In State, ex rel. McDill, v. Board of State Canvassers, 36 Wis. 498, the statute stated that the election board "may" dispatch a messenger to the inspectors who made the returns, commanding them to complete the returns in the manner specified by law. This court quoted with approval from that case in Rich v. Board, of State Canvassers, supra, and said:
" `It is not necessary that a person should be a lawyer in order to know that the word "may," as first used in the statute above quoted, means "must." Any one would so read it who has sufficient intelligence to comprehend that the preservation of our system of free government is impossible unless the will of the people, lawfully expressed through the ballot-box, is respected and obeyed.'
"We think it is altogether clear that there was a plain neglect of duty in failing to send a, messenger for corrected returns."
"When a statute confers a power upon a corporation, to be exercised for the public good, the exercise of such power is commonly held to be not merely discretionary, but mandatory." Motorcoach Operators Ass'n v.
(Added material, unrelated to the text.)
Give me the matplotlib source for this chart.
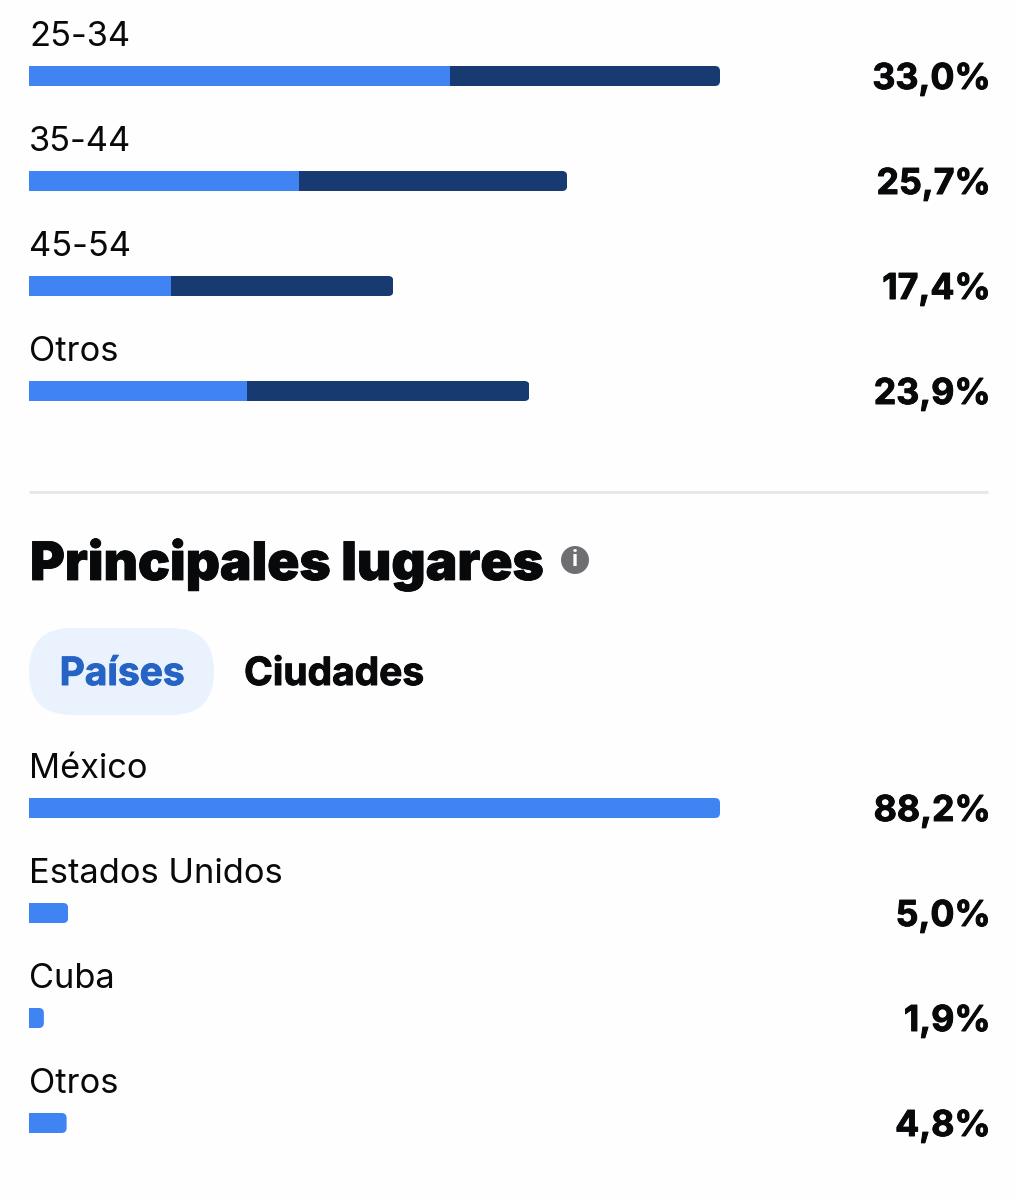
import matplotlib
matplotlib.use("Agg")
import matplotlib.pyplot as plt
import matplotlib.patheffects as pe
from matplotlib.patches import Circle, FancyBboxPatch
from matplotlib.path import Path
from matplotlib.transforms import IdentityTransform

plt.rcParams['font.family'] = ['Inter', 'DejaVu Sans']

W, H = 1018, 1200

# edad
age_labels = ["25-34", "35-44", "45-54", "Otros"]
age_total = [33.0, 25.7, 17.4, 23.9]
age_light = [20.1, 12.9, 6.8, 10.4]

# paises
place_labels = ["México", "Estados Unidos", "Cuba", "Otros"]
place_total = [88.2, 5.0, 1.9, 4.8]

LIGHT = "#4083f3"
DARK = "#173a70"
INK = "#08090b"

fig = plt.figure(figsize=(W / 100, H / 100), dpi=100, facecolor="#fefefe")

# capa en pixeles para lo que no son datos
bg = fig.add_axes([0, 0, 1, 1])
bg.set_xlim(0, W)
bg.set_ylim(H, 0)
bg.axis("off")


def heavier(text, width):
    # el Inter instalado no llega al peso del original
    text.set_path_effects([pe.withStroke(linewidth=width, foreground=text.get_color())])


def make_axes(first_center, xmax):
    # 691 px de barra para el valor mas grande, filas cada 105 px
    top = first_center - 52.5
    ax = fig.add_axes([29 / W, 1 - (top + 420) / H, 691 / W, 420 / H])
    ax.set_xlim(0, xmax)
    ax.set_ylim(3.5, -0.5)
    ax.axis("off")
    ax.patch.set_alpha(0)
    return ax


def round_right(ax, bar, radius=5):
    # solo las esquinas de la derecha van redondeadas
    fig.canvas.draw()
    box = bar.get_window_extent()
    clip = FancyBboxPatch((box.x0 - 20, box.y0), box.width + 20, box.height,
                          boxstyle=f"round,pad=0,rounding_size={radius}")
    path = clip.get_path().transformed(clip.get_transform())
    bar.set_clip_path(Path(path.vertices, path.codes), IdentityTransform())


def add_texts(ax, labels, totals):
    for i, (label, value) in enumerate(zip(labels, totals)):
        ax.annotate(label, xy=(0, i), xytext=(0, 23), textcoords="offset pixels",
                    fontsize=24.8, color=INK, ha="left", va="bottom")
        t = ax.annotate(f"{value:.1f}%".replace(".", ","),
                        xy=(990.5 / W, i), xycoords=(fig.transFigure, ax.get_yaxis_transform()),
                        fontsize=25.7, fontweight="bold", color=INK,
                        ha="right", va="center_baseline")
        heavier(t, 0.7)


ax1 = make_axes(76, age_total[0])
for i in range(len(age_labels)):
    ax1.barh(i, age_light[i], height=20 / 105, color=LIGHT)
    dark = ax1.barh(i, age_total[i] - age_light[i], left=age_light[i], height=20 / 105, color=DARK)[0]
    round_right(ax1, dark)
add_texts(ax1, age_labels, age_total)

ax2 = make_axes(808, place_total[0])
for i in range(len(place_labels)):
    bar = ax2.barh(i, place_total[i], height=20 / 105, color=LIGHT)[0]
    round_right(ax2, bar)
add_texts(ax2, place_labels, place_total)

# separador
bg.plot([29, 988], [491.5, 491.5], color="#e6e7e9", lw=2, solid_capstyle="butt")

# titulo
title = bg.text(30, 580, "Principales lugares", fontsize=38.2, fontweight="black", color=INK,
                ha="left", va="baseline")
heavier(title, 0.6)
bg.add_patch(Circle((575, 560), 14, color="#6e6e73", lw=0))
bg.text(575, 560.5, "i", fontsize=16, fontweight="bold", color="white", ha="center", va="center")

# pestañas
bg.add_patch(FancyBboxPatch((29, 628), 185, 87, boxstyle="round,pad=0,rounding_size=43",
                            fc="#eaf3fd", ec="none"))
paises = bg.text(122, 685, "Países", fontsize=28, fontweight="bold", color="#2563c5", ha="center", va="baseline")
ciudades = bg.text(334, 685, "Ciudades", fontsize=28, fontweight="bold", color=INK, ha="center", va="baseline")
heavier(paises, 0.7)
heavier(ciudades, 0.7)

fig.savefig("out.png", dpi=100, facecolor=fig.get_facecolor())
Detroit Street Railway Commissioners, 267 Mich. 568.
Applying the principles above stated to the construction of the statutes in question, of which the disputed portion is above quoted, we find the statute provides:
"Such sums so paid to such incorporated cities and villages shall be used by them, respectively, for the following purposes and in the following order of priority."
As applied to the city of Grand Rapids, such money should be applied as follows: (1) The payment of its share of trunkline and Federal aid road maintenance costs; (2) the payment of its obligations on highway projects undertaken by it jointly with the State highway commissioner, under the provisions of, by contract or agreements authorized by, or approved by Act No. 131, Pub. Acts 1931 (amending 1 Comp. Laws 1929, § 4418); (3) the payment of bonds, interest on bonds or other obligations (including any sinking fund requirements thereon), issued or incurred by the city or village for the widening, opening or improvement of any street or highway or for bridge or grade separations within such city; (4) the payment or refunding to the taxpayers, without interest, of all or any portion of the special assessment or assessments for the cost of opening, widening or improving any State trunkline highway within any incorporated city or village, which cost was levied as a special assessment or assessments prior to the amendatory act. When such payment or refund shall be determined by the legislative body of the city, the same shall apply in equal pro rata benefits to all lands so assessed for such special assessment or assessments; and (5) the improvement, repair or maintenance of streets and highways or the construction and maintenance of bridges or grade separations, or general street or highway purposes.
The statute should not be construed so as to enable the city to divert any part of the funds from the purpose for which they are appropriated, nor to vary the order of priority fixed by the statute. The city may not refuse the payment or refunding to the taxpayers, without interest, of any portion of the special. assessment or assessments for the cost of opening, widening or improving any State trunkline highway within the city levied prior to the enactment of Act No. 107, Pub. Acts 1933, nor may it refuse to apply the same in equal pro rata benefits to all lands so assessed for special assessment or assessments; nor may it lawfully refuse, in the exercise of its discretion, to pay the sums appropriated by the legislature to be disbursed under section 3594, subd. 5 (d), as amended, and use the moneys for the improvement, repair or maintenance of streets and highways or the construction and maintenance of bridges or grade separations, or general street or highway purposes. No part of the funds appropriated may be used for the improvement, repair or maintenance of streets and highways or the construction and maintenance of bridges or grade separations, or general street or highway purposes, as specified in section 3594, subd. 5 (e), as amended, until all the payments or refunding to the taxpayers in equal pro rata benefits to all lands assessed for special benefits as specified in section 3594, Subd. 5 (d), as amended, shall be paid in full.
The city commission, in carrying out and administering the statute and applying the appropriation made by it, must apply the money appropriated and received according to the statute. It may, in its discretion, determine the amount to be paid under section 3594, subd. 5 (d), as amended, if there is not sufficient money which has come to it to pay in full the amounts appropriated. Plaintiffs are entitled to be reimbursed to the full amount of the special assessment made against their lands when, as, and if money comes into the hands of the city under either of the acts in question not required to be paid out by it under section 3594, subd. 5 (a, b, c), as amended, and the city commission has no authority to refuse so to apply the money and set aside and vary the order and priority of payment as fixed by statute.
Judgment of the trial court is reversed and the case remanded for further proceedings in accordance herewith. No costs, a public question being involved.
FEAD, C.J., and NORTH, WIEST, BUTZEL, BUSHNELL, SHARPE, and CHANDLER, JJ., concurred.